Unresolved anger can keep one stuck at this place and time. The person who fails to complete the anger process is the one who is still loudly retelling the story of their "victimization" by the other party ten years after the divorce.. 


Once we have opened the door to the previous stages, and gotten a little bit more comfortable in and with the grieving process, then we might find ourselves feeling sad, or crying, or depressed. It was my experience that the sadness was more about lack of energy for day to day tasks. Luckily for me, i had a men's group where I could go to do the emotional release work, including the anger and the tears for my loss, and my worry for my children's well being.  Here is where I am doing the quiet preparation for moving on with my life.

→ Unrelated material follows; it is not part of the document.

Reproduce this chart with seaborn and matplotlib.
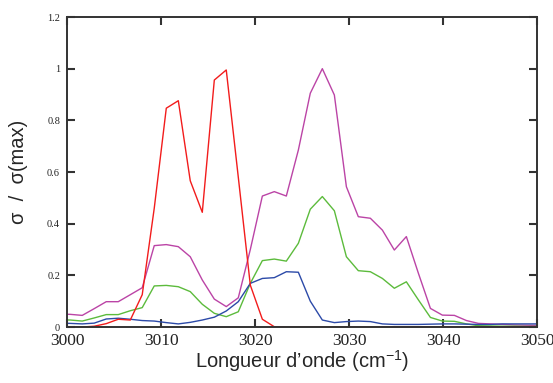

Acceptance is that phase of the grieving process where I can remember the events of the previous years (for an important loss, grieving can take two years or more) without all the powerful emotion included. This stage does not include happiness necessarily, or joviality, but is a quiet kind of moving on, again without intense anger or sadness. There may still be the need for forgiveness work, and I think that may be easier now than before. 

Finally, please remember that the above stages are a very important part of the psychological effects of divorce. The stages of grief are not linear...meaning that I might have the fourth stage first on one day, than stage two, then stage three, and the next day, they appear in a different sequence, or perhaps not at all. 

But someday, the fifth stage is the predominant stage.